> _WHAT IS ASKED_: Give every line of the data again, unchanged, but with no pictures.

> _RECORDED INFORMATION_:
╔══

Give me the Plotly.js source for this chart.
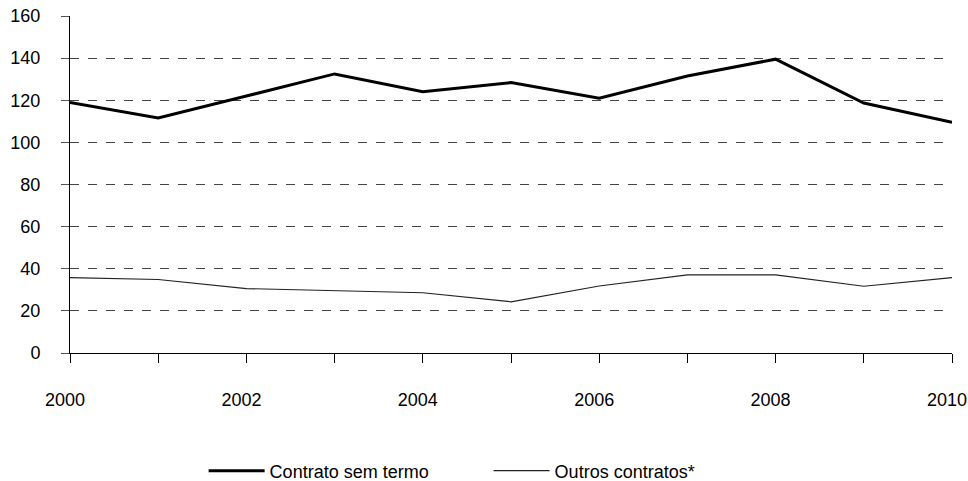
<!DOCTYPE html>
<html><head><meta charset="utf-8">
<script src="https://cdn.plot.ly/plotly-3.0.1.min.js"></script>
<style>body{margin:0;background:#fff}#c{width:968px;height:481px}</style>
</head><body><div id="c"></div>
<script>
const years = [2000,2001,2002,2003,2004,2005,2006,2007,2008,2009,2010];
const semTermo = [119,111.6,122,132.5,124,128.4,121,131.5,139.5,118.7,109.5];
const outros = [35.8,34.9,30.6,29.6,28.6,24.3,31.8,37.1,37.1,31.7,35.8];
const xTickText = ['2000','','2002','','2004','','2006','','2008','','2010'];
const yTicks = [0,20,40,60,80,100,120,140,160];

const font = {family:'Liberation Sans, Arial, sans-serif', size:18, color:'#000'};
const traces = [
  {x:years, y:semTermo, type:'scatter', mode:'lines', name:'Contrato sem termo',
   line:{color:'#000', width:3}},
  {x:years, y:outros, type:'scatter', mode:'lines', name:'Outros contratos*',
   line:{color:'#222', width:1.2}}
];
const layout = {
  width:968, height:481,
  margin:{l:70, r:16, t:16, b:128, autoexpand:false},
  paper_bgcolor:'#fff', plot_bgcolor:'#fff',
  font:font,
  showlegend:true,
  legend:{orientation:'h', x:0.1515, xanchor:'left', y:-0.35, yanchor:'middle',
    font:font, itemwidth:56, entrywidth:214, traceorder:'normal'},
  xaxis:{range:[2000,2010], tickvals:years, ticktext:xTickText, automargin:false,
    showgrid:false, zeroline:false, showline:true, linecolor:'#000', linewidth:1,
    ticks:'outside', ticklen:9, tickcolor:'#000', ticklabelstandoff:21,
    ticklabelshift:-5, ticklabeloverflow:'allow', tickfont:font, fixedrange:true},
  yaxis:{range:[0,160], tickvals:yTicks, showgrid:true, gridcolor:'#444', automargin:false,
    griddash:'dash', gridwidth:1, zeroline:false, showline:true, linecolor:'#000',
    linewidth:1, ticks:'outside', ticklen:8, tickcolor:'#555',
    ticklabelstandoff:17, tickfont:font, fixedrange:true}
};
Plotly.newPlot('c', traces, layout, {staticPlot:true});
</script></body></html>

╚══

> _COMPLETE OUTPUT_:
Give me the Plotly.js source for this chart.
<!DOCTYPE html>
<html><head><meta charset="utf-8">
<script src="https://cdn.plot.ly/plotly-3.0.1.min.js"></script>
<style>body{margin:0;background:#fff}#c{width:968px;height:481px}</style>
</head><body><div id="c"></div>
<script>
const years = [2000,2001,2002,2003,2004,2005,2006,2007,2008,2009,2010];
const semTermo = [119,111.6,122,132.5,124,128.4,121,131.5,139.5,118.7,109.5];
const outros = [35.8,34.9,30.6,29.6,28.6,24.3,31.8,37.1,37.1,31.7,35.8];
const xTickText = ['2000','','2002','','2004','','2006','','2008','','2010'];
const yTicks = [0,20,40,60,80,100,120,140,160];

const font = {family:'Liberation Sans, Arial, sans-serif', size:18, color:'#000'};
const traces = [
  {x:years, y:semTermo, type:'scatter', mode:'lines', name:'Contrato sem termo',
   line:{color:'#000', width:3}},
  {x:years, y:outros, type:'scatter', mode:'lines', name:'Outros contratos*',
   line:{color:'#222', width:1.2}}
];
const layout = {
  width:968, height:481,
  margin:{l:70, r:16, t:16, b:128, autoexpand:false},
  paper_bgcolor:'#fff', plot_bgcolor:'#fff',
  font:font,
  showlegend:true,
  legend:{orientation:'h', x:0.1515, xanchor:'left', y:-0.35, yanchor:'middle',
    font:font, itemwidth:56, entrywidth:214, traceorder:'normal'},
  xaxis:{range:[2000,2010], tickvals:years, ticktext:xTickText, automargin:false,
    showgrid:false, zeroline:false, showline:true, linecolor:'#000', linewidth:1,
    ticks:'outside', ticklen:9, tickcolor:'#000', ticklabelstandoff:21,
    ticklabelshift:-5, ticklabeloverflow:'allow', tickfont:font, fixedrange:true},
  yaxis:{range:[0,160], tickvals:yTicks, showgrid:true, gridcolor:'#444', automargin:false,
    griddash:'dash', gridwidth:1, zeroline:false, showline:true, linecolor:'#000',
    linewidth:1, ticks:'outside', ticklen:8, tickcolor:'#555',
    ticklabelstandoff:17, tickfont:font, fixedrange:true}
};
Plotly.newPlot('c', traces, layout, {staticPlot:true});
</script></body></html>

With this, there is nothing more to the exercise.